-- START MATERIAL TO PROCESS --

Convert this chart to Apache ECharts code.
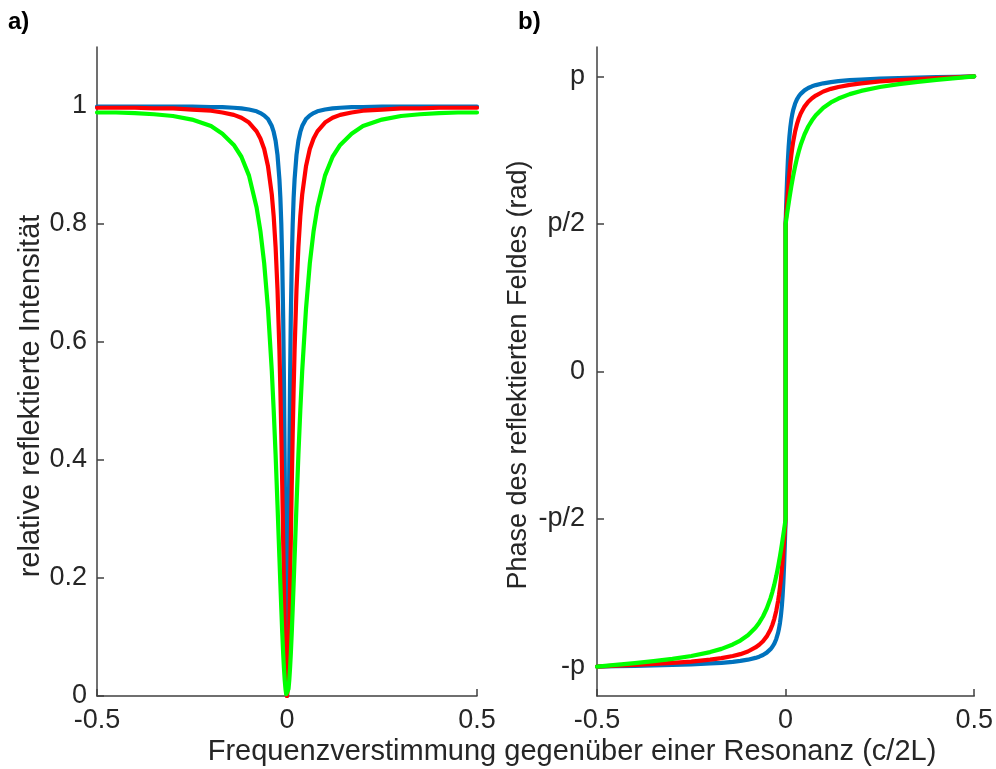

-- END MATERIAL TO PROCESS --
-- START MATERIAL TO PROCESS --

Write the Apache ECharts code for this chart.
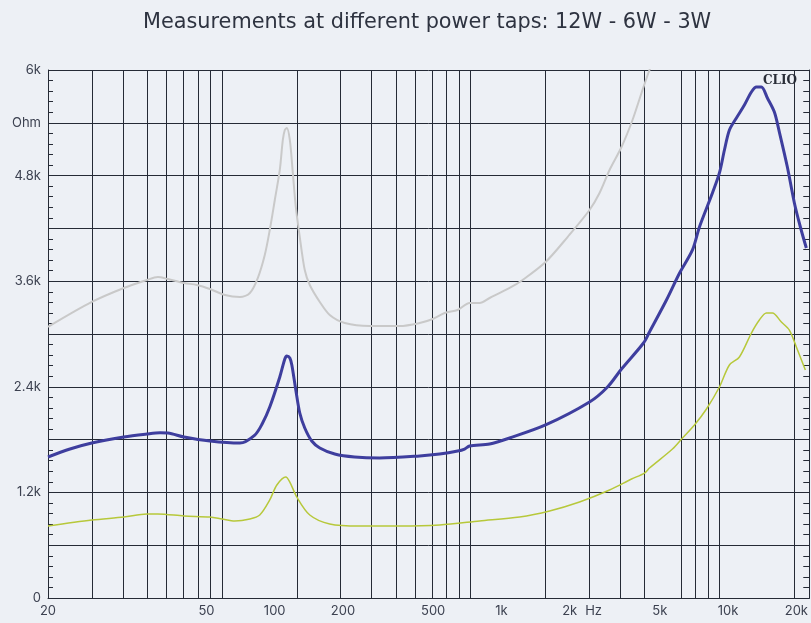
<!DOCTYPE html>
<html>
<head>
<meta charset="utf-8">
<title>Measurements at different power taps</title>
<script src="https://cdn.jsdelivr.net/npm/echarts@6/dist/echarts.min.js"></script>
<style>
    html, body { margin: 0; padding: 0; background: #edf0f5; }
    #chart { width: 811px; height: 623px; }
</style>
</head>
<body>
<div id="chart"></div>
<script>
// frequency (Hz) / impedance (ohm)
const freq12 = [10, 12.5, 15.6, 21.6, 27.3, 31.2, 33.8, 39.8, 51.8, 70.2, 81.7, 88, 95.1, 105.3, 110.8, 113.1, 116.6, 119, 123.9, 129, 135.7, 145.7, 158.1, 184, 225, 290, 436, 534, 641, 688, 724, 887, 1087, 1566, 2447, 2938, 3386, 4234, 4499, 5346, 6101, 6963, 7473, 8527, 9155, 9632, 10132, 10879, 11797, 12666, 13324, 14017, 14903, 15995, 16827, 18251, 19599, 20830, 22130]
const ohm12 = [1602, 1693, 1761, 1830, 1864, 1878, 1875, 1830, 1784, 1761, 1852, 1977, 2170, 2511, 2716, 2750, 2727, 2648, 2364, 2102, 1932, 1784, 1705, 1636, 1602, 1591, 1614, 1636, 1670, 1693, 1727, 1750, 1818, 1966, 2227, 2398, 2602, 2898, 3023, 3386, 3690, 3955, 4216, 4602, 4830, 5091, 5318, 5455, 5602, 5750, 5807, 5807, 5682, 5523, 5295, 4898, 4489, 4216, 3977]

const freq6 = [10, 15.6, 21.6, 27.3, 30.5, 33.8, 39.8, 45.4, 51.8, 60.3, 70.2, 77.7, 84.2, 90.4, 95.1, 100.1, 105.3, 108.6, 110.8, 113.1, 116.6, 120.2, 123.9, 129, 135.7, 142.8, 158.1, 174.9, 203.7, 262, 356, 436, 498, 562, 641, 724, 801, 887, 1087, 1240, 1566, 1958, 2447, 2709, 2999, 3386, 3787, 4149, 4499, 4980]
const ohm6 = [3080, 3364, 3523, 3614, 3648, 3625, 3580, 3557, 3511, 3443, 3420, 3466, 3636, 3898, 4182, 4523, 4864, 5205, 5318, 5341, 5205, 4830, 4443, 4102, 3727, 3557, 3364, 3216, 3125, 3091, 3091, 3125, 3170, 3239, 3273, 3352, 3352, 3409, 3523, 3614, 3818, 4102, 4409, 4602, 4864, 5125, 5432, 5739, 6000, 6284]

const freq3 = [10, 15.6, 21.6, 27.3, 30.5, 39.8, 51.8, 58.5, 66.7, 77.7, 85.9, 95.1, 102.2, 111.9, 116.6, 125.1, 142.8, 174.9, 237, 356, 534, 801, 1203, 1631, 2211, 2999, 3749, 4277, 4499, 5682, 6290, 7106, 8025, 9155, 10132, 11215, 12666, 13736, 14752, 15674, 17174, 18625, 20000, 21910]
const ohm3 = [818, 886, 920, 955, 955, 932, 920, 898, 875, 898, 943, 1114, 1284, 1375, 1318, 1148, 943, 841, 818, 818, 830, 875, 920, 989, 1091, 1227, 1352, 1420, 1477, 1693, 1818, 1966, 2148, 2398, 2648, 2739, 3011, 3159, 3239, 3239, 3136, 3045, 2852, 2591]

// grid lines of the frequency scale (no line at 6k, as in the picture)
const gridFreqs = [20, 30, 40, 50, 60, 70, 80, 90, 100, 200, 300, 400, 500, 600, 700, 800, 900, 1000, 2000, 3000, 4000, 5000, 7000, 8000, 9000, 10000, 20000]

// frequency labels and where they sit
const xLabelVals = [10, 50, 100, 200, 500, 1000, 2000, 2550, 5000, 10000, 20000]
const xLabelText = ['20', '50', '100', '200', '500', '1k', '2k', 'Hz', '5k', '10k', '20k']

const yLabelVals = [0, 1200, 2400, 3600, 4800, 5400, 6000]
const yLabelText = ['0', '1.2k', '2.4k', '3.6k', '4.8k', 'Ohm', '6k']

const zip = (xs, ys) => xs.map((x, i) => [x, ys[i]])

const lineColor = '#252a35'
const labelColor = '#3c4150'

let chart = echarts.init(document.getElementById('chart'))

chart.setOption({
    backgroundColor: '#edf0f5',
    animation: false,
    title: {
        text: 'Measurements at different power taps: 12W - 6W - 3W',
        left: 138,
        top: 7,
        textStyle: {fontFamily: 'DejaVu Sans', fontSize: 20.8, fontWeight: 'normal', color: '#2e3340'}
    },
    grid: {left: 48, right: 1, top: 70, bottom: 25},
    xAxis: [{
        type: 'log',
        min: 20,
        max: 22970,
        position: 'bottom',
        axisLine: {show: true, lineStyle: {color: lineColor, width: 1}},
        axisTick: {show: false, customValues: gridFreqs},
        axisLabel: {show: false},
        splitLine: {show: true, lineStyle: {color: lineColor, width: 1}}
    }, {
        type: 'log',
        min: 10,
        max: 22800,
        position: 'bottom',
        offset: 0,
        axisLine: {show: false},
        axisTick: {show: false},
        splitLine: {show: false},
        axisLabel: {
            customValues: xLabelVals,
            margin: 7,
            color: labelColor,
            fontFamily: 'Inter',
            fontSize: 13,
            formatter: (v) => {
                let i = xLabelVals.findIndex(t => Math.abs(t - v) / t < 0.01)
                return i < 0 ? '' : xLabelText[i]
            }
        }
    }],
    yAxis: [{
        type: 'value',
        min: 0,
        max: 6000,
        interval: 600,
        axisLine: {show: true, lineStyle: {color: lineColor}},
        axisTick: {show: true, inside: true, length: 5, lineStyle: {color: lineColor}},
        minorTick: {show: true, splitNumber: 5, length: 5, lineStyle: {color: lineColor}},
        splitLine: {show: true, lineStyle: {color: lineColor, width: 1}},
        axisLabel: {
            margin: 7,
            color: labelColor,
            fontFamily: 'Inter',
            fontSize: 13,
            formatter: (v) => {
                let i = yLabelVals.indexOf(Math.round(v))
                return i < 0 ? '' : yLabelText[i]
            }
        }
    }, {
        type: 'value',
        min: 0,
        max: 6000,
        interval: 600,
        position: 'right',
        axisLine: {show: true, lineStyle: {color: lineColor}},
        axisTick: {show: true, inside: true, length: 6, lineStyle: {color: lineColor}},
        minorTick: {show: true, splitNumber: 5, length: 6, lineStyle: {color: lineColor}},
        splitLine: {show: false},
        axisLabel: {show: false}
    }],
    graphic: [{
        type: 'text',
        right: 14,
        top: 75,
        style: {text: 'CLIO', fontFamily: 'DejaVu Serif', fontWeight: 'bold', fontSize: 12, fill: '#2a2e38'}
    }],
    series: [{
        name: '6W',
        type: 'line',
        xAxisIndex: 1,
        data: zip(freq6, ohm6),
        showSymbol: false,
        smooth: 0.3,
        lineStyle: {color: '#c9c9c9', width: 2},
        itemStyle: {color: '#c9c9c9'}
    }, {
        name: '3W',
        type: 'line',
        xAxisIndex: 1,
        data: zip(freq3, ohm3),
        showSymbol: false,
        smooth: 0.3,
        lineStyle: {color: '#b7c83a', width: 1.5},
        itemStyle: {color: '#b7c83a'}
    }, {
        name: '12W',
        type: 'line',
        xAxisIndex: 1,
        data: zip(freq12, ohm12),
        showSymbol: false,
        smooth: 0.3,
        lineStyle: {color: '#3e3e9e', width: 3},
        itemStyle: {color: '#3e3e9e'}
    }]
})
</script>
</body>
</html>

-- END MATERIAL TO PROCESS --

* [DIRECTIVE] Look above for the line containing "Write the Apache ECharts code for this chart.", then write out every line from there down to the line containing "5739, 6000, 6284]", that line included, with no pictures.

* [REPLY]
Write the Apache ECharts code for this chart.
<!DOCTYPE html>
<html>
<head>
<meta charset="utf-8">
<title>Measurements at different power taps</title>
<script src="https://cdn.jsdelivr.net/npm/echarts@6/dist/echarts.min.js"></script>
<style>
    html, body { margin: 0; padding: 0; background: #edf0f5; }
    #chart { width: 811px; height: 623px; }
</style>
</head>
<body>
<div id="chart"></div>
<script>
// frequency (Hz) / impedance (ohm)
const freq12 = [10, 12.5, 15.6, 21.6, 27.3, 31.2, 33.8, 39.8, 51.8, 70.2, 81.7, 88, 95.1, 105.3, 110.8, 113.1, 116.6, 119, 123.9, 129, 135.7, 145.7, 158.1, 184, 225, 290, 436, 534, 641, 688, 724, 887, 1087, 1566, 2447, 2938, 3386, 4234, 4499, 5346, 6101, 6963, 7473, 8527, 9155, 9632, 10132, 10879, 11797, 12666, 13324, 14017, 14903, 15995, 16827, 18251, 19599, 20830, 22130]
const ohm12 = [1602, 1693, 1761, 1830, 1864, 1878, 1875, 1830, 1784, 1761, 1852, 1977, 2170, 2511, 2716, 2750, 2727, 2648, 2364, 2102, 1932, 1784, 1705, 1636, 1602, 1591, 1614, 1636, 1670, 1693, 1727, 1750, 1818, 1966, 2227, 2398, 2602, 2898, 3023, 3386, 3690, 3955, 4216, 4602, 4830, 5091, 5318, 5455, 5602, 5750, 5807, 5807, 5682, 5523, 5295, 4898, 4489, 4216, 3977]

const freq6 = [10, 15.6, 21.6, 27.3, 30.5, 33.8, 39.8, 45.4, 51.8, 60.3, 70.2, 77.7, 84.2, 90.4, 95.1, 100.1, 105.3, 108.6, 110.8, 113.1, 116.6, 120.2, 123.9, 129, 135.7, 142.8, 158.1, 174.9, 203.7, 262, 356, 436, 498, 562, 641, 724, 801, 887, 1087, 1240, 1566, 1958, 2447, 2709, 2999, 3386, 3787, 4149, 4499, 4980]
const ohm6 = [3080, 3364, 3523, 3614, 3648, 3625, 3580, 3557, 3511, 3443, 3420, 3466, 3636, 3898, 4182, 4523, 4864, 5205, 5318, 5341, 5205, 4830, 4443, 4102, 3727, 3557, 3364, 3216, 3125, 3091, 3091, 3125, 3170, 3239, 3273, 3352, 3352, 3409, 3523, 3614, 3818, 4102, 4409, 4602, 4864, 5125, 5432, 5739, 6000, 6284]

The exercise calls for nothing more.